DATA EXCERPT =>

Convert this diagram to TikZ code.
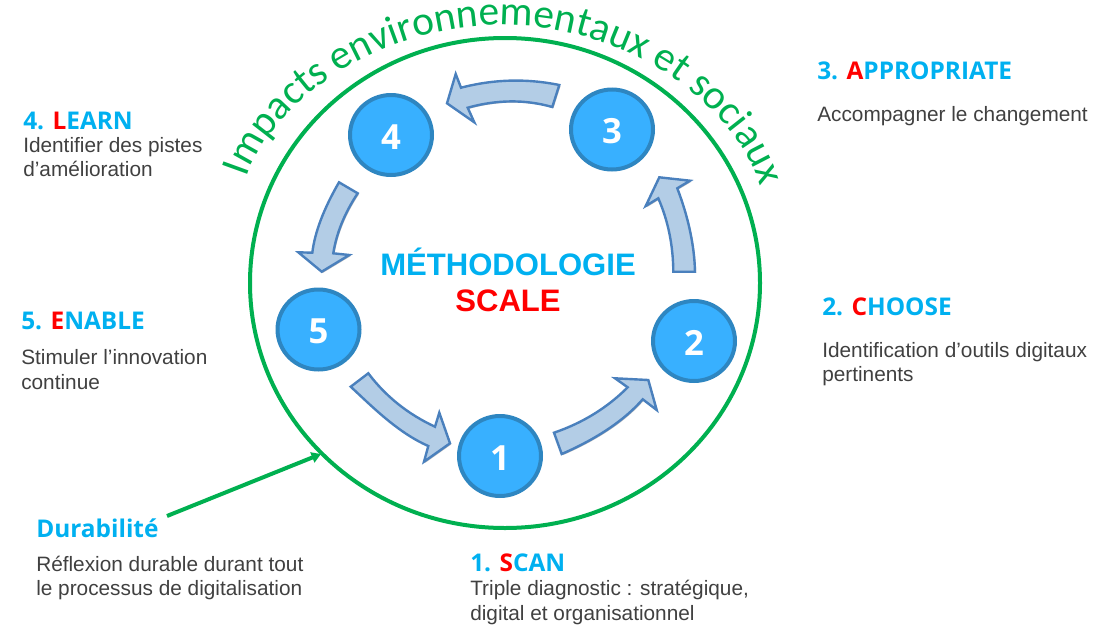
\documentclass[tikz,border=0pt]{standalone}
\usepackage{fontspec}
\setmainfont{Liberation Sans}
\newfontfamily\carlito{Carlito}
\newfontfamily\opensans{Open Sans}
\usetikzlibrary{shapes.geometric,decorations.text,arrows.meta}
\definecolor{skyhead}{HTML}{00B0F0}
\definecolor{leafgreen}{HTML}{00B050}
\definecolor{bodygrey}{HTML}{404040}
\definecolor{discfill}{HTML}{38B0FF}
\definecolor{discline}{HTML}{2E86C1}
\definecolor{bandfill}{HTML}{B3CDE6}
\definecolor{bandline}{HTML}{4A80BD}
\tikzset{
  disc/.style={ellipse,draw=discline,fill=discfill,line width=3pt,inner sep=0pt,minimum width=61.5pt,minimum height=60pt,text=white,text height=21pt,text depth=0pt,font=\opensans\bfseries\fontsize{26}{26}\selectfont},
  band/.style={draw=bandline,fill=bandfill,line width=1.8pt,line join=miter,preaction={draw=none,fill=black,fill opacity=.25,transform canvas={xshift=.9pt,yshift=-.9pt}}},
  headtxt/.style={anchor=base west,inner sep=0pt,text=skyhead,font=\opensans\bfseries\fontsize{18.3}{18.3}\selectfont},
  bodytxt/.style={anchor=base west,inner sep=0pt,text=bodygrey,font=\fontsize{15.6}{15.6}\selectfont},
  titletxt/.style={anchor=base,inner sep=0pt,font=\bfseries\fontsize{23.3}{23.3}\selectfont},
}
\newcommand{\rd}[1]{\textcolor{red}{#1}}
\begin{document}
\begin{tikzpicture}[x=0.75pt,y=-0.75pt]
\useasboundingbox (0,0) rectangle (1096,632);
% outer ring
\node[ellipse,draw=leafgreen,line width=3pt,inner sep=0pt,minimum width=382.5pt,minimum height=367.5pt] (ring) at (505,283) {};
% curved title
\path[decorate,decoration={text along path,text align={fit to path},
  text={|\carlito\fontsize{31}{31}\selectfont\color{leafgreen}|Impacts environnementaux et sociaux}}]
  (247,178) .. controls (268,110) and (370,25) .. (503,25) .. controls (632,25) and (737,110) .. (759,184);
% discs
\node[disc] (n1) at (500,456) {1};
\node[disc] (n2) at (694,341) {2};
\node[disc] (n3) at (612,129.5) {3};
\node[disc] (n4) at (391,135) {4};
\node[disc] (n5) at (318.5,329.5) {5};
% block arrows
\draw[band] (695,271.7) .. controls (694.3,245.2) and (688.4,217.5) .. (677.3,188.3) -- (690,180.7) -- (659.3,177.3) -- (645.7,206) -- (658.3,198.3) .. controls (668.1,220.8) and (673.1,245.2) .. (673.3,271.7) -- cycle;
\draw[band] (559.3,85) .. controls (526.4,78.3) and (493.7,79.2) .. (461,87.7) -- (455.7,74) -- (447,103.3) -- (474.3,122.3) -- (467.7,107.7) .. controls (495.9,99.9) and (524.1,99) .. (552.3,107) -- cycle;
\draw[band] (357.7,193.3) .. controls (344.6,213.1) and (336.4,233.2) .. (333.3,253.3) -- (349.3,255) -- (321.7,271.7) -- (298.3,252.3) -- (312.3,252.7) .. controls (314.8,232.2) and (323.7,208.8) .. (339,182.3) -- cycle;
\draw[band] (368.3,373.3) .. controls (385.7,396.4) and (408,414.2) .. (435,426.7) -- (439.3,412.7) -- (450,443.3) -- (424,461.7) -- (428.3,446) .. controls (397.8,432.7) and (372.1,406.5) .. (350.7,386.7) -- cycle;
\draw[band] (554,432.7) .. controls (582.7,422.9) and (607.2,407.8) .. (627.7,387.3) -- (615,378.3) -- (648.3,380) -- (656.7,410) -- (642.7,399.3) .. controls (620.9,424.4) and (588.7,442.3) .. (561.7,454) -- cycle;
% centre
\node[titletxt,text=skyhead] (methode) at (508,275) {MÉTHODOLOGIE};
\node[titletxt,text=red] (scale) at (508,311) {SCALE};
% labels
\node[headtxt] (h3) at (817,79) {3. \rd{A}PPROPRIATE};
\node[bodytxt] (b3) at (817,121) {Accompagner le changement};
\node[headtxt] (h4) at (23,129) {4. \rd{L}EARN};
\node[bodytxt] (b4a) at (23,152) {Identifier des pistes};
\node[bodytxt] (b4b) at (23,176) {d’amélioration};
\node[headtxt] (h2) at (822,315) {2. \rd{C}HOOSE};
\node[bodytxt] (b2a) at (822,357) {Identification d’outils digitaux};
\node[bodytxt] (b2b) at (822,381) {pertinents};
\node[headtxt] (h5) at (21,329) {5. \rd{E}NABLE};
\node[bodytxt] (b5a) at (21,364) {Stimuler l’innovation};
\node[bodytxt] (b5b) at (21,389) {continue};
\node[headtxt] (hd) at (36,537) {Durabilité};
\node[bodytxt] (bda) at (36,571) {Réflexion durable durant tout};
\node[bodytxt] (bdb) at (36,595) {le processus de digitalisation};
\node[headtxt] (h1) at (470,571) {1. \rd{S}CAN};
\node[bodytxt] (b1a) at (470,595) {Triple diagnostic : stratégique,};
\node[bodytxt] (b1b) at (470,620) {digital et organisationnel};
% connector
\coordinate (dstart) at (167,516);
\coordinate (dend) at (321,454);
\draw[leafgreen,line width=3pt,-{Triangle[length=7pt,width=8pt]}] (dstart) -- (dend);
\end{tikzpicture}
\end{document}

INSTRUCTIONS FOR THE TASK => Go through the material above and print all of it exactly, except the pictures.

SOLUTION =>
Convert this diagram to TikZ code.
\documentclass[tikz,border=0pt]{standalone}
\usepackage{fontspec}
\setmainfont{Liberation Sans}
\newfontfamily\carlito{Carlito}
\newfontfamily\opensans{Open Sans}
\usetikzlibrary{shapes.geometric,decorations.text,arrows.meta}
\definecolor{skyhead}{HTML}{00B0F0}
\definecolor{leafgreen}{HTML}{00B050}
\definecolor{bodygrey}{HTML}{404040}
\definecolor{discfill}{HTML}{38B0FF}
\definecolor{discline}{HTML}{2E86C1}
\definecolor{bandfill}{HTML}{B3CDE6}
\definecolor{bandline}{HTML}{4A80BD}
\tikzset{
  disc/.style={ellipse,draw=discline,fill=discfill,line width=3pt,inner sep=0pt,minimum width=61.5pt,minimum height=60pt,text=white,text height=21pt,text depth=0pt,font=\opensans\bfseries\fontsize{26}{26}\selectfont},
  band/.style={draw=bandline,fill=bandfill,line width=1.8pt,line join=miter,preaction={draw=none,fill=black,fill opacity=.25,transform canvas={xshift=.9pt,yshift=-.9pt}}},
  headtxt/.style={anchor=base west,inner sep=0pt,text=skyhead,font=\opensans\bfseries\fontsize{18.3}{18.3}\selectfont},
  bodytxt/.style={anchor=base west,inner sep=0pt,text=bodygrey,font=\fontsize{15.6}{15.6}\selectfont},
  titletxt/.style={anchor=base,inner sep=0pt,font=\bfseries\fontsize{23.3}{23.3}\selectfont},
}
\newcommand{\rd}[1]{\textcolor{red}{#1}}
\begin{document}
\begin{tikzpicture}[x=0.75pt,y=-0.75pt]
\useasboundingbox (0,0) rectangle (1096,632);
% outer ring
\node[ellipse,draw=leafgreen,line width=3pt,inner sep=0pt,minimum width=382.5pt,minimum height=367.5pt] (ring) at (505,283) {};
% curved title
\path[decorate,decoration={text along path,text align={fit to path},
  text={|\carlito\fontsize{31}{31}\selectfont\color{leafgreen}|Impacts environnementaux et sociaux}}]
  (247,178) .. controls (268,110) and (370,25) .. (503,25) .. controls (632,25) and (737,110) .. (759,184);
% discs
\node[disc] (n1) at (500,456) {1};
\node[disc] (n2) at (694,341) {2};
\node[disc] (n3) at (612,129.5) {3};
\node[disc] (n4) at (391,135) {4};
\node[disc] (n5) at (318.5,329.5) {5};
% block arrows
\draw[band] (695,271.7) .. controls (694.3,245.2) and (688.4,217.5) .. (677.3,188.3) -- (690,180.7) -- (659.3,177.3) -- (645.7,206) -- (658.3,198.3) .. controls (668.1,220.8) and (673.1,245.2) .. (673.3,271.7) -- cycle;
\draw[band] (559.3,85) .. controls (526.4,78.3) and (493.7,79.2) .. (461,87.7) -- (455.7,74) -- (447,103.3) -- (474.3,122.3) -- (467.7,107.7) .. controls (495.9,99.9) and (524.1,99) .. (552.3,107) -- cycle;
\draw[band] (357.7,193.3) .. controls (344.6,213.1) and (336.4,233.2) .. (333.3,253.3) -- (349.3,255) -- (321.7,271.7) -- (298.3,252.3) -- (312.3,252.7) .. controls (314.8,232.2) and (323.7,208.8) .. (339,182.3) -- cycle;
\draw[band] (368.3,373.3) .. controls (385.7,396.4) and (408,414.2) .. (435,426.7) -- (439.3,412.7) -- (450,443.3) -- (424,461.7) -- (428.3,446) .. controls (397.8,432.7) and (372.1,406.5) .. (350.7,386.7) -- cycle;
\draw[band] (554,432.7) .. controls (582.7,422.9) and (607.2,407.8) .. (627.7,387.3) -- (615,378.3) -- (648.3,380) -- (656.7,410) -- (642.7,399.3) .. controls (620.9,424.4) and (588.7,442.3) .. (561.7,454) -- cycle;
% centre
\node[titletxt,text=skyhead] (methode) at (508,275) {MÉTHODOLOGIE};
\node[titletxt,text=red] (scale) at (508,311) {SCALE};
% labels
\node[headtxt] (h3) at (817,79) {3. \rd{A}PPROPRIATE};
\node[bodytxt] (b3) at (817,121) {Accompagner le changement};
\node[headtxt] (h4) at (23,129) {4. \rd{L}EARN};
\node[bodytxt] (b4a) at (23,152) {Identifier des pistes};
\node[bodytxt] (b4b) at (23,176) {d’amélioration};
\node[headtxt] (h2) at (822,315) {2. \rd{C}HOOSE};
\node[bodytxt] (b2a) at (822,357) {Identification d’outils digitaux};
\node[bodytxt] (b2b) at (822,381) {pertinents};
\node[headtxt] (h5) at (21,329) {5. \rd{E}NABLE};
\node[bodytxt] (b5a) at (21,364) {Stimuler l’innovation};
\node[bodytxt] (b5b) at (21,389) {continue};
\node[headtxt] (hd) at (36,537) {Durabilité};
\node[bodytxt] (bda) at (36,571) {Réflexion durable durant tout};
\node[bodytxt] (bdb) at (36,595) {le processus de digitalisation};
\node[headtxt] (h1) at (470,571) {1. \rd{S}CAN};
\node[bodytxt] (b1a) at (470,595) {Triple diagnostic : stratégique,};
\node[bodytxt] (b1b) at (470,620) {digital et organisationnel};
% connector
\coordinate (dstart) at (167,516);
\coordinate (dend) at (321,454);
\draw[leafgreen,line width=3pt,-{Triangle[length=7pt,width=8pt]}] (dstart) -- (dend);
\end{tikzpicture}
\end{document}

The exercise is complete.